The complaints are of ever-increasing trash, discarded needles, human waste, perhaps a more violent or at least a more vocal and more visible contingent of homeless people.
The Smoky Mountain News and The Mountaineer have reported many stories on the homeless over the past couple of years. Why?
Those who live in Haywood County know that the generosity of Haywood’s churches and citizens have provided a network for the needy that is astounding for a small community.
The Pathways shelter can accommodate 60 people, and a new shelter for women and children — with fundraising efforts spearheaded by The Mountaineer — that will provide a warm bed for an additional 36 needy souls is under construction.
The Open Door in Frog Level and the Community Kitchen in Canton serve thousands of free meals a year to those in need. The Community Kitchen is expanding from just over 1,000 square feet to more than 7,000 square feet. It will provide, in addition to meals, classes and job-hunting help for those who need it.
Toward the end of November 2018, our reporter Cory Vaillancourt was talking to the director of the Pathways Center. Here’s what she told him: “So far in 2018 we’ve provided over 14,000 nights of shelter, compared to 7,622 in 2017. Our shelters now, from the last time when you were here, we usually would have an open bed, if not five or six. For the last three or four months, all of our beds have been filled every single night.”
Her referral to the “last time when you were here” was a reference to November 2017, when Cory took on the role of a homeless person to see how he would be treated at Haywood County’s shelter and soup kitchens. He found that, if he followed the rules, he was treated with dignity and his basic needs were met.
Which brings me back around to the original question: Is Haywood now becoming a small town known throughout the region as a place where the homeless and the needy can take refuge? And is that generosity and Christ-like benevolence leading to other problems?
The trash and issues I originally cited seem minor compared to the potential life-changing help that is being offered. Remember, Pathways won’t let those who are drunk or who are on drugs have a bed. You’ve got to be clean or they won’t let you in.

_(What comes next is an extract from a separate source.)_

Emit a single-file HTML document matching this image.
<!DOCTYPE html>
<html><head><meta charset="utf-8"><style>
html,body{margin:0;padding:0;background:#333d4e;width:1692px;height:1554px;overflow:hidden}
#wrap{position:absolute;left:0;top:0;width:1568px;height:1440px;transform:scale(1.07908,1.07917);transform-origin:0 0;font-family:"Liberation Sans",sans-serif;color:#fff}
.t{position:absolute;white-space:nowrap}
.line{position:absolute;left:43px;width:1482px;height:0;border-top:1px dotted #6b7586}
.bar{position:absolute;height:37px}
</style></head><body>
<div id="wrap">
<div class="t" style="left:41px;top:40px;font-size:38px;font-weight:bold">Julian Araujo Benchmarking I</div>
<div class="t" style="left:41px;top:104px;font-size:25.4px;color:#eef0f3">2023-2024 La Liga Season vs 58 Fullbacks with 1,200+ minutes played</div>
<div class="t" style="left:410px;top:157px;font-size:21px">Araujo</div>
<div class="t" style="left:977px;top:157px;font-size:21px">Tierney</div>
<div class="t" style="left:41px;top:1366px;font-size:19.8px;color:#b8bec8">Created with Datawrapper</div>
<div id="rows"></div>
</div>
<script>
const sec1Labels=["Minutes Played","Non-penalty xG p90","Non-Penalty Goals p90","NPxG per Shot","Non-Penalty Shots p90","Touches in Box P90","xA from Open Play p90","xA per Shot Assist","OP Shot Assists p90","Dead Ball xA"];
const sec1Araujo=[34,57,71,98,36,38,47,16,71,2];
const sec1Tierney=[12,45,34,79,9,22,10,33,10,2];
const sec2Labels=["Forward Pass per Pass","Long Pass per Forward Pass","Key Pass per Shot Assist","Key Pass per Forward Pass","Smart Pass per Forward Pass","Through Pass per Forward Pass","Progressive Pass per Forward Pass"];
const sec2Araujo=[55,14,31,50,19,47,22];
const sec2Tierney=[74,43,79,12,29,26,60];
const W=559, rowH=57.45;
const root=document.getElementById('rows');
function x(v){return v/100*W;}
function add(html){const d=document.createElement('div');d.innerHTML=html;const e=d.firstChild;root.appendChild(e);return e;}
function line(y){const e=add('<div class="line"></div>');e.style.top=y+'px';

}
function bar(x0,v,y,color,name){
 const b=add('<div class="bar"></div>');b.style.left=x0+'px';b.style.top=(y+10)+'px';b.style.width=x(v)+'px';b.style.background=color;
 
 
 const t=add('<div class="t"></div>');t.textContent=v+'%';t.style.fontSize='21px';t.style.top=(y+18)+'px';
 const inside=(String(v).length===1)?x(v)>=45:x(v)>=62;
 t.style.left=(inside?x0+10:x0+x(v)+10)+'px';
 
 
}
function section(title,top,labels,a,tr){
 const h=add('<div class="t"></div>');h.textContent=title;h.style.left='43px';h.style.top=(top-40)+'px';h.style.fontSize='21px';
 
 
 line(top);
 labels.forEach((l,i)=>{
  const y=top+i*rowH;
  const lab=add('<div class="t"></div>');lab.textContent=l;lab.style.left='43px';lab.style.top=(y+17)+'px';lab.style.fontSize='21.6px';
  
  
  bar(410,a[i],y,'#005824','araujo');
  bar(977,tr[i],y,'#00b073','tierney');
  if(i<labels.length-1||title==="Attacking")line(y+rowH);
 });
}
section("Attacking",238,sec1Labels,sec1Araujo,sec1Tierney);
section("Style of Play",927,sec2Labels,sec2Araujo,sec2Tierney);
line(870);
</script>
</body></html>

And once in, they steer you toward services that, again, are potentially life changing, including AA and NA, job skills, and more.
The truth, I suspect, is that it’s a delicate balance. I’m thankful we have a police chief like Bill Hollingsed, Sheriff Greg Christopher and the many fantastic law enforcement officers who work hard to walk that fine line, to police but to also steer those in need to where they can find services. I suspect they are the ones who take the brunt of complaints from citizens and then have to deal with the perpetrators. Just like in any group, there are fine people simply living their life and there are bad apples.
Some will disagree, but I’d rather live in a community like this, one where these services are available, one where people have made a commitment to help those in need and a commitment to deal as best it can with the consequences.